L’efficacia si gioca nei micro-momenti: il primo accesso, il primo successo, quel “momento wow” in cui tutto ha senso.

Analizzare questi flussi, ascoltare il comportamento degli utenti, progettare percorsi chiari e progressivi è ciò che distingue un prodotto funzionale da uno che genera valore.

Per farlo servono strumenti (analytics, heatmap, test, interviste), ma soprattutto la volontà di mettersi nei panni di chi utilizzerà il prodotto.
Perché dietro ogni clic c’è una decisione, dietro ogni decisione c’è un’aspettativa da rispettare.

Non ti fermare allo schermo: il digitale è solo una parte del viaggio

Ora pensa di essere nel flusso di un’esperienza: un qr code sul tram cattura l’attenzione, pochi secondi dopo una landing page fa scattare l’interesse e ti porta a scaricare l’app di cui avevi sentito parlare da conoscenti, ma non avevi mai considerato.

Poi arriva un onboarding chiaro, una chiamata al customer care, una consegna inaspettatamente puntuale, una mail di follow-up che non è un automatismo senz’anima ma un gesto.

A chi vive quell’esperienza non importa se sta interagendo con un’interfaccia o con una persona, se è online o offline.

Ciò che conta è se tutto funziona, se è coerente, se genera valore.

Progettare un prodotto digitale oggi significa assumersi la responsabilità di tutto ciò che lo circonda.
Significa chiedersi: dove prende forma, davvero, la relazione?

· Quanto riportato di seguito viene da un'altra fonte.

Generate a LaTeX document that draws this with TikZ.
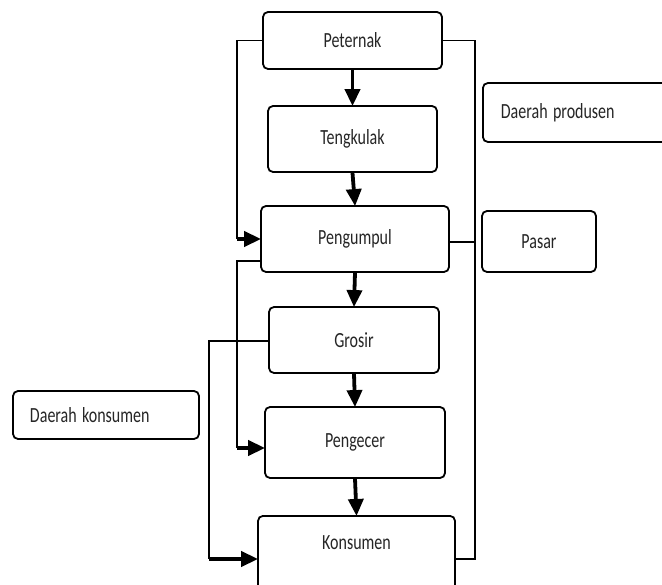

Cosa la precede, cosa la segue?

In conclusione: valore, visione, relazioni

A questo punto ti sarà chiaro cosa intendiamo per ecosistema e cosa dobbiamo fare quando progettiamo mettendo le persone al centro.
Significa costruire una relazione tra ciò che vogliamo offrire e ciò che le persone vogliono ottenere.

E ogni esperienza che costruiamo è un’opportunità per creare connessione, fiducia, valore.

Ciò che conta davvero non è essere presenti. È essere scelti.
E per essere scelti, un prodotto deve essere più di una soluzione: deve essere una promessa mantenuta.